Referring to the meeting of November 29, 2017, and when Ms Sturgeon first learned of possible complaints against Mr Salmond, Scottish Tory leader Douglas Ross said: “There are now even more serious questions about when Nicola Sturgeon knew about the allegations against Alex Salmond and whether it’s plausible she was really in the dark.”
Liberal Democrat MSP Alex Cole-Hamilon added: “You would have to be a very bold civil servant to decide not to notify the first minister of these allegations, at a time when the changes to the complaints procedure which took her out of the loop had not yet been completed.”
A Scottish Government spokesman for it had detailed why the procedure for investigating complaints against former ministers was created and it was not directed at any individual.
He said: “Formal complaints were received in January 2018 and were handled using the finalised version of the procedure.

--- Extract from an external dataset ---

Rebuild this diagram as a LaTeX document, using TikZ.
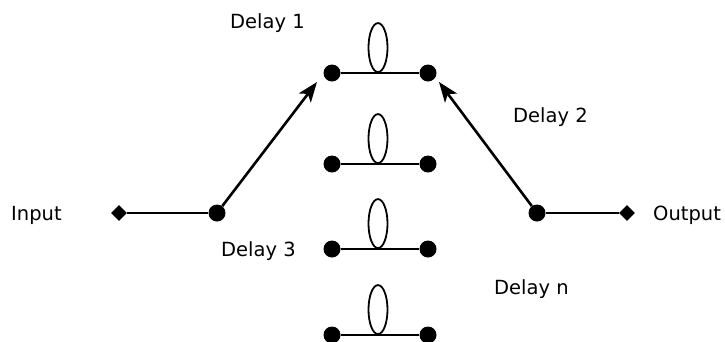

“Scottish Government witnesses including the permanent secretary have given detailed evidence to the committee about this process and the first minister has set out to parliament when she was informed of complaints against Mr Salmond.
“The First Minister continues to look forward to giving evidence to the committee.”
Ms Sturgeon is due to give her evidence to the inquiry in early March.
Kevin Pringle, Mr Salmond’s former spindoctor at the SNP and in Government, said party members “can only guess and fear how the next fortnight will go”.
Writing in the Sunday Times, he said Mr Salmond’s appearance “will escalate a crisis without precedent in the country’s politics”.
He added: “If the issue hasn’t cut through to public consciousness before, it will now.”
He also said the SNP had itself to blame for much of the perception that it begrudged the scrutiny from the inquiry and had tried to obfuscate, while its ferocious attack on Holyrood managers for agreeing to publish Mr Salmond’s latest evidence had been “unwise”.